For fans, the significance appeared to lie less in novelty than in the manner of delivery. The short exchange offered an unambiguous, unembellished label at a moment when the public facts already pointed to engagement, and did so in a way that matched what both have said about keeping their private life as shielded as possible while still living publicly. In that sense, Holland’s one-word correction—concise, factual and final—tracked with how the pair have managed attention since 2021: resist speculation, avoid oversharing, and confirm what needs confirming when the moment arises.

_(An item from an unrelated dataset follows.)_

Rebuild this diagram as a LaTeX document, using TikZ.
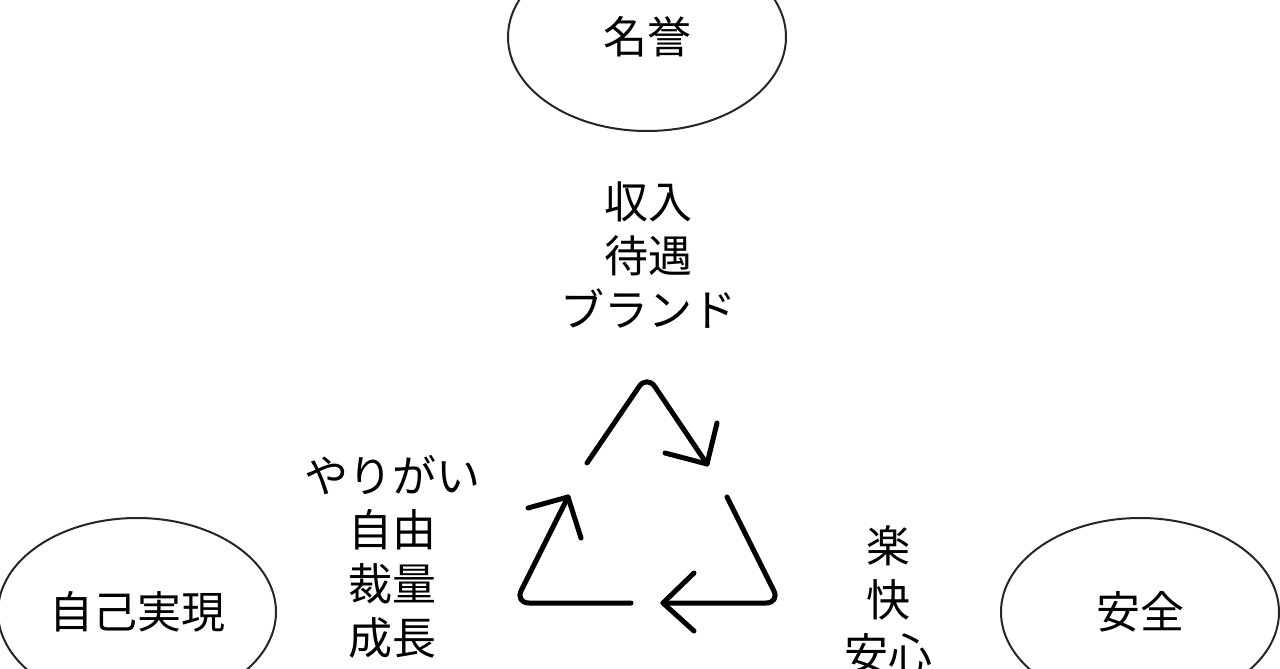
\documentclass[tikz,border=0pt]{standalone}
\usepackage{fontspec}
\setmainfont{Noto Sans CJK JP}
\usetikzlibrary{shapes.geometric}
\begin{document}
\begin{tikzpicture}[x=1pt,y=-1pt,
  oval/.style={ellipse,draw=black!85,line width=2pt,minimum width=278pt,minimum height=188pt,inner sep=0pt,font=\fontsize{44}{54}\selectfont},
  lbl/.style={align=center,font=\fontsize{44}{54}\selectfont,inner sep=0pt},
  cyc/.style={line width=5pt,line cap=round,line join=round,rounded corners=14pt},
  barb/.style={line width=5pt,line cap=round,line join=round}]
\useasboundingbox (0,0) rectangle (1280,669);
\begin{scope}
\clip (0,0) rectangle (1280,669);
\node[oval] (meiyo) at (647,37) {名誉};
\node[oval] (jiko) at (137,612) {自己実現};
\node[oval] (anzen) at (1140,612) {安全};
\end{scope}
\node[lbl] (top) at (648,255) {収入\\待遇\\ブランド};
\node[lbl] (left) at (392,557) {やりがい\\自由\\裁量\\成長};
\node[lbl] (right) at (888,600) {楽\\快\\安心};
% recycle symbol
\coordinate (a1) at (587,463);
\coordinate (apex) at (647,375);
\coordinate (t1) at (707,464);
\coordinate (b1a) at (665,453);
\coordinate (b1b) at (717,423);
\coordinate (a2) at (727,497);
\coordinate (c2) at (780,603);
\coordinate (t2) at (663,603);
\coordinate (b2a) at (694,573);
\coordinate (b2b) at (694,631);
\coordinate (a3) at (631,603);
\coordinate (c3) at (515,603);
\coordinate (t3) at (568,497);
\coordinate (b3a) at (528,508);
\coordinate (b3b) at (581,538);
\draw[cyc] (a1) -- (apex) -- (t1);
\draw[barb] (b1a) -- (t1) -- (b1b);
\draw[cyc] (a2) -- (c2) -- (t2);
\draw[barb] (b2a) -- (t2) -- (b2b);
\draw[cyc] (a3) -- (c3) -- (t3);
\draw[barb] (b3a) -- (t3) -- (b3b);
\end{tikzpicture}
\end{document}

The visual grammar of the footage—no red carpet, no joint interview, no staged reveal—also mattered. A brand panel, a moderator’s anecdote, a gentle interjection: the elements were prosaic enough to feel untheatrical, which likely contributed to the sense that the correction was offered for accuracy rather than for effect. By the time the video spread, the context was already in place: a ring seen repeatedly since January, a parent’s written account of the proposal, and a stylist’s public insistence that the wedding itself will be private. In that environment, the single word “fiancée” functioned as a label on a known file rather than as a new chapter.
Neither Holland’s team nor Zendaya’s representatives issued further statements following the panel, and there were no additional posts by the couple on their social channels expanding on the moment. For now, the clip stands as the latest entry in a measured public record: a relationship kept largely behind the camera, punctuated by controlled glimpses, and, on this occasion, by an unambiguous correction delivered with a single word.